“Now These I Could Scream For” — Jane Asher Reviews The Beatles at the Royal Albert Hall (Radio Times, 1963)

“Now These I Could Scream For” — Jane Asher on The Beatles, 1963

Originally published in Radio Times, 2 May 1963, p.39. Written by Tony Aspler.


On 18 April 1963, The Beatles performed at the Royal Albert Hall as part of the BBC Light Programme’s Swinging Sound ’63 concert. It was their debut at the venue — and the night Paul McCartney first met Jane Asher.

What fewer people know is that Jane was there in a professional capacity, invited by Radio Times journalist Tony Aspler to give her impressions of the show. Her review appeared in the magazine on 2 May 1963, on page 39 — and it contains one of the most quoted lines in Beatles fan history.

The Original Radio Times Review

The following is reproduced from Radio Times, 2 May 1963:

“Now these I could scream for . . .”

Jane Asher, a favourite Juke Box Jury panelist, has very definite views on pop music and speaks her mind with disarming frankness. As we sat in the stalls (a football-pitch length from the stage) I took down her comments — those I could hear above the roar.

After a few minutes Jane turned to me: ‘It’s weird how the sound fills the entire hall, seeing the singers at such a distance. It gives you a funny feeling.’

Jane studied the faces around her: ‘It seems only the girls are enjoying themselves. It really is a girl’s show.’

The Beatles bounded on stage and the noise of their reception reached the threshold of pain. ‘Now these I could scream for,’ said Jane — with a little prompting from our photographer she did, and felt better for it.

Of the show in general, Jane said: ‘It ran very smoothly. It’s fabulous to see all those singers together.’ And in a word? ‘Noisy.’

— Tony Aspler, Radio Times, 2 May 1963, p.39

Why This Moment Matters

Jane Asher’s attendance at Swinging Sound ’63 was not accidental — she was a working journalist that evening, not yet a Beatles insider. Her reaction to The Beatles (“Now these I could scream for”) captures the precise moment before everything changed: before the introduction backstage, before Wimpole Street, before five years of one of the most culturally significant relationships of the decade.

The review is also a rare document of what it felt like to be in that hall — the distance from the stage, the overwhelming sound, the almost exclusively female audience in the grip of early Beatlemania.

What Happened After the Concert

Following the performance, Paul McCartney met Jane Asher backstage.
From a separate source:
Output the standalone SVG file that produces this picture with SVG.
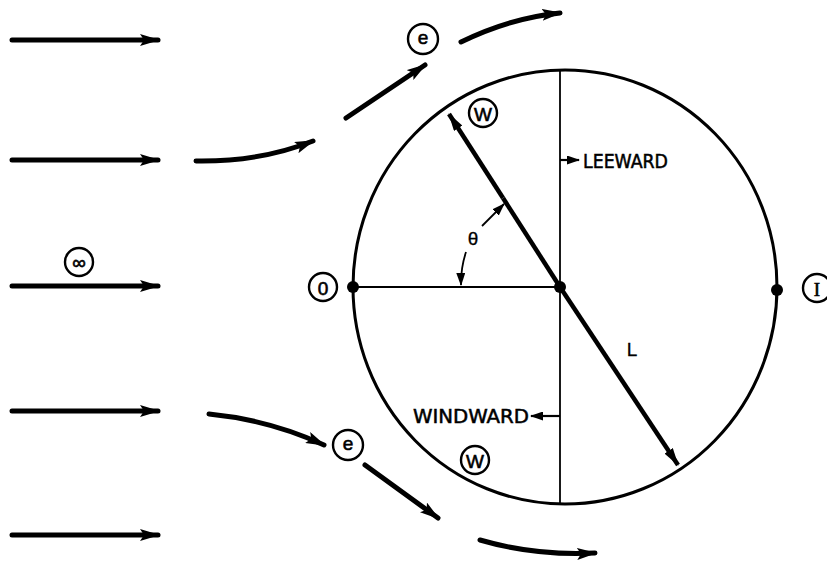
<svg xmlns="http://www.w3.org/2000/svg" width="827" height="566" viewBox="0 0 827 566">
<style>
.flow{fill:none;stroke:#000;stroke-width:5;stroke-linecap:round;marker-end:url(#big)}
.thin{fill:none;stroke:#000;stroke-width:1.8}
.lbl{fill:none;stroke:#000;stroke-width:2.4}
.ct{font-family:"Liberation Sans",Arial,sans-serif;font-size:19px;text-anchor:middle;dominant-baseline:central;fill:#000;stroke:#000;stroke-width:0.6}
.word{font-family:"Liberation Sans Narrow","DejaVu Sans Condensed","Liberation Sans",sans-serif;font-size:20px;fill:#000;stroke:#000;stroke-width:0.5}
</style>
<defs>
<marker id="big" markerUnits="userSpaceOnUse" viewBox="0 0 20 12" refX="18" refY="6" markerWidth="20" markerHeight="12" orient="auto"><path d="M0,0 L20,6 L0,12 L4,6 Z" fill="#000"/></marker>
<marker id="mid" markerUnits="userSpaceOnUse" viewBox="0 0 18 10" refX="17" refY="5" markerWidth="18" markerHeight="10" orient="auto"><path d="M0,0 L18,5 L0,10 Z" fill="#000"/></marker>
<marker id="sm" markerUnits="userSpaceOnUse" viewBox="0 0 13 9" refX="12" refY="4.5" markerWidth="13" markerHeight="9" orient="auto"><path d="M0,0 L13,4.5 L0,9 Z" fill="#000"/></marker>
</defs>
<g id="connectors">
<path class="flow" d="M12,40 L158,40"/>
<path class="flow" d="M12,160 L158,160"/>
<path class="flow" d="M12,286 L158,286"/>
<path class="flow" d="M12,411 L158,411"/>
<path class="flow" d="M12,535 L158,535"/>
<path class="flow" d="M196,161 Q260,162 313,141"/>
<path class="flow" d="M346,118 L425,65"/>
<path class="flow" d="M461,42 Q510,18 560,13"/>
<path class="flow" d="M209,414 Q270,420 324,445"/>
<path class="flow" d="M365,465 L438,518"/>
<path class="flow" d="M480,540 Q535,556 595,553"/>
</g>
<g id="wheel">
<ellipse cx="565" cy="287" rx="212" ry="217" fill="none" stroke="#000" stroke-width="3"/>
<line class="thin" x1="560" y1="70" x2="560" y2="504"/>
<line class="thin" x1="353" y1="287" x2="560" y2="287"/>
<line x1="503" y1="198" x2="449" y2="114" stroke="#000" stroke-width="4.5" marker-end="url(#mid)"/>
<line x1="503" y1="198" x2="560" y2="287" stroke="#000" stroke-width="4.5"/>
<line x1="560" y1="287" x2="678" y2="465" stroke="#000" stroke-width="4.5" marker-end="url(#mid)"/>
<path class="thin" d="M466,252 A100,100 0 0 0 461,285" marker-end="url(#sm)"/>
<path class="thin" d="M482,226 L504,204" marker-end="url(#sm)"/>
<circle cx="353" cy="287" r="6" fill="#000"/>
<circle cx="560" cy="287" r="6" fill="#000"/>
<circle cx="777" cy="290" r="6" fill="#000"/>
<line x1="560" y1="160" x2="579" y2="160" stroke="#000" stroke-width="2.2" marker-end="url(#sm)"/>
<line x1="560" y1="416" x2="531" y2="416" stroke="#000" stroke-width="2.2" marker-end="url(#sm)"/>
<text class="word" x="583" y="168" textLength="85" lengthAdjust="spacingAndGlyphs">LEEWARD</text>
<text class="word" x="413" y="423" textLength="116" lengthAdjust="spacingAndGlyphs">WINDWARD</text>
<text class="ct" x="473" y="238" font-size="22" style="stroke-width:0.3">θ</text>
<text class="ct" x="632" y="349" font-size="21" style="stroke-width:0.3">L</text>
</g>
<g id="label-inf"><circle class="lbl" cx="79" cy="262" r="14"/><text class="ct" x="79" y="262" font-size="22">∞</text></g>
<g id="label-0"><circle class="lbl" cx="323" cy="287" r="14"/><text class="ct" x="323" y="288" font-size="17">0</text></g>
<g id="label-1"><circle class="lbl" cx="817" cy="288" r="14"/><text class="ct" x="817" y="289" font-size="19" style="font-family:'Liberation Serif',serif">I</text></g>
<g id="label-e-top"><circle class="lbl" cx="423" cy="39" r="15"/><text class="ct" x="423" y="37" font-size="24">e</text></g>
<g id="label-e-bot"><circle class="lbl" cx="348" cy="445" r="15"/><text class="ct" x="348" y="443" font-size="24">e</text></g>
<g id="label-w-top"><circle class="lbl" cx="483" cy="113" r="14"/><text class="ct" x="483" y="114" font-size="18">W</text></g>
<g id="label-w-bot"><circle class="lbl" cx="475" cy="460" r="14"/><text class="ct" x="475" y="461" font-size="18">W</text></g>
</svg>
According to Paul’s own account in The Beatles Anthology:

“I met Jane Asher when she was sent by the Radio Times to cover a concert we were in at the Royal Albert Hall — we had a photo taken with her for the magazine and we all fancied her… I tried pulling her, succeeded, and we were boyfriend and girlfriend for quite a long time.”

That meeting would lead to a five-year relationship that shaped some of the Beatles’ most celebrated recordings.